start
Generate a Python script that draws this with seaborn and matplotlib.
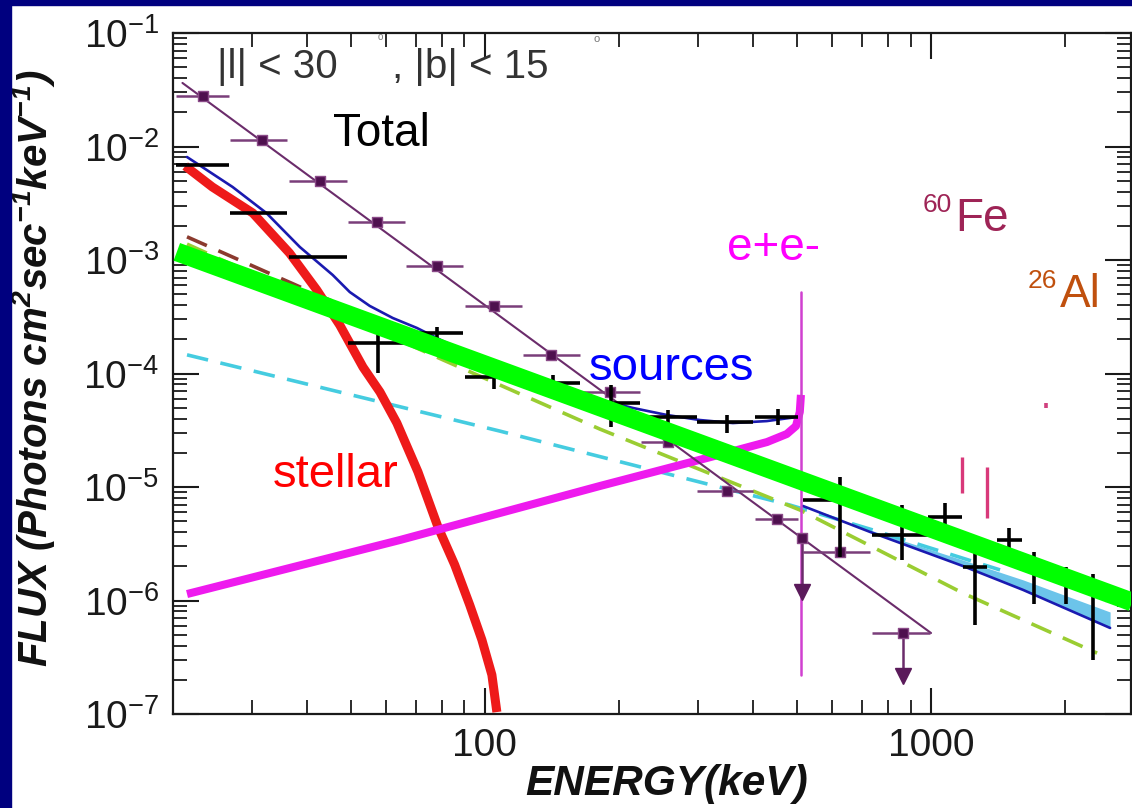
import numpy as np
import matplotlib
matplotlib.use("Agg")
import matplotlib.pyplot as plt
from matplotlib.patches import Rectangle
from matplotlib.ticker import LogLocator, NullFormatter
import seaborn as sns

# ---- values (energy keV, flux ph cm-2 s-1 keV-1) ----

# total spectrum, black crosses
tot_e = [23.3, 31.1, 42.2, 57.5, 78.1, 104.8, 142, 191.7, 257, 349, 454,
         625, 861, 1075, 1255, 1496, 1702, 2008, 2308]
tot_f = [6.87e-3, 2.59e-3, 1.06e-3, 1.86e-4, 2.28e-4, 9.31e-5, 8.24e-5, 5.50e-5,
         4.14e-5, 3.74e-5, 4.14e-5, 7.67e-6, 3.77e-6, 5.45e-6, 1.97e-6, 3.41e-6,
         1.93e-6, 1.58e-6, 1.29e-6]
tot_f_lo = [6.87e-3, 2.59e-3, 1.06e-3, 1.01e-4, 1.97e-4, 7.30e-5, 7.01e-5, 3.38e-5,
            3.52e-5, 2.99e-5, 3.52e-5, 2.42e-6, 2.27e-6, 4.02e-6, 6.08e-7, 2.42e-6,
            9.31e-7, 9.31e-7, 2.99e-7]
tot_f_hi = [6.87e-3, 2.59e-3, 1.06e-3, 2.41e-4, 2.57e-4, 1.12e-4, 9.70e-5, 7.92e-5,
            4.77e-5, 4.31e-5, 4.86e-5, 1.22e-5, 6.93e-6, 7.23e-6, 3.08e-6, 4.36e-6,
            2.67e-6, 1.97e-6, 1.71e-6]
tot_e_lo = [20.3, 26.8, 36.4, 49.3, 66.5, 90.2, 121.7, 166, 223.8, 298.8, 403,
            516, 737.6, 984.7, 1180, 1406, 1600, 1887, 2169]
tot_e_hi = [26.7, 36.0, 49.0, 66.2, 89.3, 121, 163, 222.6, 298.8, 398.9, 503,
            730, 995, 1173, 1335, 1600, 1810, 2136, 2455]

# purple squares
pur_e = [23.4, 31.6, 42.7, 57.3, 78.1, 104.8, 141, 190.6, 257, 349, 452, 625]
pur_f = [2.79e-2, 1.14e-2, 4.97e-3, 2.16e-3, 8.85e-4, 3.94e-4, 1.46e-4, 6.87e-5,
         2.49e-5, 9.22e-6, 5.22e-6, 2.67e-6]
pur_e_lo = [20.3, 26.8, 36.4, 49.3, 66.5, 90.2, 121.7, 166, 223.8, 298.8, 403, 516]
pur_e_hi = [26.7, 36.0, 49.0, 66.2, 89.3, 121, 163, 222.6, 298.8, 398.9, 503, 730]
# purple upper limits
ul_e = [514, 865]
ul_f = [3.56e-6, 5.17e-7]
ul_tip = [1.19e-6, 2.16e-7]
ul_e_lo = [514, 737.6]
ul_e_hi = [514, 995]
# purple power law
pl_e = [21.0, 1000]
pl_f = [3.63e-2, 5.17e-7]

# stellar (red)
stel_e = [21.3, 24.5, 30.2, 36.5, 42.0, 47.3, 53.3, 58.2, 63.5, 70.8, 78.5,
          85.6, 92.5, 98.5, 103.7, 106.4]
stel_f = [6.73e-3, 4.40e-3, 2.59e-3, 1.15e-3, 5.45e-4, 2.67e-4, 1.14e-4, 6.87e-5,
          3.66e-5, 1.36e-5, 4.45e-6, 2.06e-6, 9.12e-7, 4.49e-7, 2.21e-7, 1.04e-7]

# sources (blue), below and above 511 keV
src_e = [21.5, 27.2, 32.4, 38.5, 45.6, 49.8, 55.2, 62.2, 70.4, 100, 149.6, 181,
         214.7, 255.9, 303.4, 359.7, 428.7, 500.7, 511]
src_f = [8.08e-3, 4.40e-3, 2.59e-3, 1.30e-3, 7.38e-4, 5.22e-4, 3.94e-4, 3.08e-4,
         2.52e-4, 1.26e-4, 7.16e-5, 5.85e-5, 4.97e-5, 4.31e-5, 3.89e-5, 3.66e-5,
         3.81e-5, 4.14e-5, 4.22e-5]
src2_e = [516, 730, 1180, 1608, 2520]
src2_f = [6.81e-6, 4.02e-6, 2.01e-6, 1.24e-6, 5.73e-7]
band_e = [730, 1180, 1608, 2520]
band_lo = [4.02e-6, 2.01e-6, 1.24e-6, 5.73e-7]
band_hi = [4.18e-6, 2.27e-6, 1.52e-6, 7.92e-7]

# dashed components
cyan_e = [21.5, 108, 483, 741, 1428]
cyan_f = [1.46e-4, 3.11e-5, 6.93e-6, 4.18e-6, 1.86e-6]
ygr_e = [21.5, 80.5, 181, 508.6, 1180, 2356]
ygr_f = [1.38e-3, 1.32e-4, 3.24e-5, 6.27e-6, 1.16e-6, 3.44e-7]
brn_e = [21.5, 71.5]
brn_f = [1.60e-3, 1.97e-4]

# positronium continuum (magenta) and 511 keV line
ps_e = [21.5, 64.5, 181, 360, 429, 475, 498, 508, 511]
ps_f = [1.14e-6, 3.41e-6, 1.02e-5, 2.07e-5, 2.49e-5, 2.93e-5, 3.44e-5, 4.58e-5, 6.48e-5]
line511_e = [511, 511]
line511_f = [5.22e-4, 2.21e-7]

# 60Fe / 26Al line marks
fe_e = [1173, 1332]
fe_lo = [8.85e-6, 5.33e-6]
fe_hi = [1.84e-5, 1.50e-5]
al_e = [1809]
al_lo = [4.97e-5]
al_hi = [5.50e-5]

# green power law
grn_e = [20.4, 2823]
grn_f = [1.18e-3, 9.7e-7]

# ---- figure ----
sns.set_style("ticks")
plt.rcParams['font.family'] = ['Liberation Sans', 'DejaVu Sans']
plt.rcParams['mathtext.fontset'] = 'custom'
plt.rcParams['mathtext.rm'] = 'Liberation Sans'
plt.rcParams['mathtext.it'] = 'Liberation Sans:italic'
plt.rcParams['mathtext.bf'] = 'Liberation Sans:bold:italic'

W, H = 1132, 808
fig = plt.figure(figsize=(W / 100, H / 100), dpi=100, facecolor='white')
ax = fig.add_axes([173 / W, 94 / H, 958 / W, 681 / H])
ax.set_xscale('log')
ax.set_yscale('log')


def curve(x, y, z, **kw):
    sns.lineplot(x=x, y=y, ax=ax, estimator=None, sort=False, legend=False,
                 zorder=z, **kw)


ax.fill_between(band_e, band_lo, band_hi, color='#6CC4EA', lw=0, zorder=1)
curve(cyan_e, cyan_f, 2, color='#45CCE0', linewidth=2.6, linestyle=(0, (6, 3.5)))
curve(ygr_e, ygr_f, 2, color='#9ACD32', linewidth=2.6, linestyle=(0, (6, 3.5)))
curve(brn_e, brn_f, 2, color='#8B3A2E', linewidth=2.6, linestyle=(0, (6, 3.5)))
curve(src_e, src_f, 3, color='#1A1AB0', linewidth=1.9)
curve(src2_e, src2_f, 3, color='#1A1AB0', linewidth=1.9)
curve(stel_e, stel_f, 4, color='#EE1A1A', linewidth=6.5, solid_capstyle='butt')
curve(ps_e, ps_f, 5, color='#EE1AEE', linewidth=5.8, solid_capstyle='butt')
curve(line511_e, line511_f, 5, color='#D040D0', linewidth=1.8)

# purple points
pur_col = '#5A1A5A'
curve(pl_e, pl_f, 6, color='#6B2C6B', linewidth=1.5)
ax.errorbar(pur_e, pur_f,
            xerr=[np.subtract(pur_e, pur_e_lo), np.subtract(pur_e_hi, pur_e)],
            fmt='none', ecolor='#7A3E7A', elinewidth=1.8, capsize=0, zorder=6)
ax.errorbar(ul_e, ul_f,
            xerr=[np.subtract(ul_e, ul_e_lo), np.subtract(ul_e_hi, ul_e)],
            fmt='none', ecolor='#7A3E7A', elinewidth=1.8, capsize=0, zorder=6)
for e, f, t in zip(ul_e, ul_f, ul_tip):
    ax.plot([e, e], [f, t], color='#6B2C6B', lw=1.8, zorder=6)
    ax.plot([e], [t], marker='v', ms=11, color=pur_col, zorder=6)
sns.scatterplot(x=pur_e + ul_e, y=pur_f + ul_f, ax=ax, marker='s', s=55,
                color='#4E104E', edgecolor='#8A4A88', linewidth=1, zorder=7)

# total black crosses
ax.errorbar(tot_e, tot_f,
            xerr=[np.subtract(tot_e, tot_e_lo), np.subtract(tot_e_hi, tot_e)],
            yerr=[np.subtract(tot_f, tot_f_lo), np.subtract(tot_f_hi, tot_f)],
            fmt='none', ecolor='black', elinewidth=2.6, capsize=0, zorder=8)

# line marks
ax.vlines(fe_e, fe_lo, fe_hi, color='#D8397A', lw=2.4, zorder=8)
ax.vlines(al_e, al_lo, al_hi, color='#D0407E', lw=2.6, zorder=8)

# green power law on top
curve(grn_e, grn_f, 10, color='#00FF00', linewidth=13.5, solid_capstyle='butt')

ax.set_xlim(20, 2807)
ax.set_ylim(1e-7, 1e-1)
ax.set_xticks([100, 1000])
ax.set_xticklabels(['100', '1000'])
ax.xaxis.set_minor_locator(LogLocator(base=10, subs=np.arange(2, 10), numticks=50))
ax.yaxis.set_minor_locator(LogLocator(base=10, subs=np.arange(2, 10), numticks=50))
ax.xaxis.set_minor_formatter(NullFormatter())
ax.yaxis.set_minor_formatter(NullFormatter())
ax.tick_params(which='both', direction='in', top=True, right=True, colors='#1a1a1a')
ax.tick_params(which='major', length=19, width=1.5, labelsize=28, pad=10)
ax.tick_params(which='minor', length=10, width=1.3)
for s in ax.spines.values():
    s.set_linewidth(1.6)
    s.set_color('#1a1a1a')
ax.set_xlabel('')
ax.set_ylabel('')


def px(x, y):
    return x / W, 1 - y / H


fig.text(*px(667, 795), 'ENERGY(keV)', ha='center', va='baseline', fontsize=30.5,
         fontweight='bold', fontstyle='italic', color='#111111')
fig.text(*px(34, 368), r'FLUX (Photons cm$^{\mathbf{2}}$sec$^{\mathbf{-1}}$keV$^{\mathbf{-1}}$)',
         ha='center', va='center', rotation=90, fontsize=29,
         fontweight='bold', fontstyle='italic', color='#111111')

# annotations
fig.text(*px(217, 78), '|l| < 30', fontsize=29, color='#333333', va='baseline')
fig.text(*px(392, 78), ', |b| < 15', fontsize=29, color='#333333', va='baseline')
fig.text(*px(597, 42), 'o', fontsize=8, color='#777777', ha='center', va='baseline')
fig.text(*px(380, 40), 'o', fontsize=7, color='#777777', ha='center', va='baseline')
fig.text(*px(333, 146), 'Total', fontsize=33, color='black', va='baseline', zorder=20)
fig.text(*px(727, 260), 'e+e-', fontsize=33, color='#FF00FF', va='baseline')
fig.text(*px(923, 212), '60', fontsize=19, color='#9E2456', va='baseline')
fig.text(*px(955, 231), 'Fe', fontsize=33, color='#9E2456', va='baseline')
fig.text(*px(1028, 288), '26', fontsize=19, color='#C0500E', va='baseline')
fig.text(*px(1060, 307), 'Al', fontsize=33, color='#C0500E', va='baseline')
fig.text(*px(589, 380), 'sources', fontsize=34, color='#0000FF', va='baseline', zorder=20)
fig.text(*px(273, 487), 'stellar', fontsize=34, color='#FF0000', va='baseline', zorder=20)

# navy frame on the left and top
navy = '#00007F'
fig.add_artist(Rectangle((0, 0), 11 / W, 1, transform=fig.transFigure,
                         color=navy, zorder=30))
fig.add_artist(Rectangle((0, 1 - 5 / H), 1, 5 / H, transform=fig.transFigure,
                         color=navy, zorder=30))

fig.savefig('out.png', dpi=100, facecolor='white')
end
Extract the lines exactly, please: the first line of the listing, the line with "# ---- values", and every line between them, but no pictures.

*THE REPLY:*
Generate a Python script that draws this with seaborn and matplotlib.
import numpy as np
import matplotlib
matplotlib.use("Agg")
import matplotlib.pyplot as plt
from matplotlib.patches import Rectangle
from matplotlib.ticker import LogLocator, NullFormatter
import seaborn as sns

# ---- values (energy keV, flux ph cm-2 s-1 keV-1) ----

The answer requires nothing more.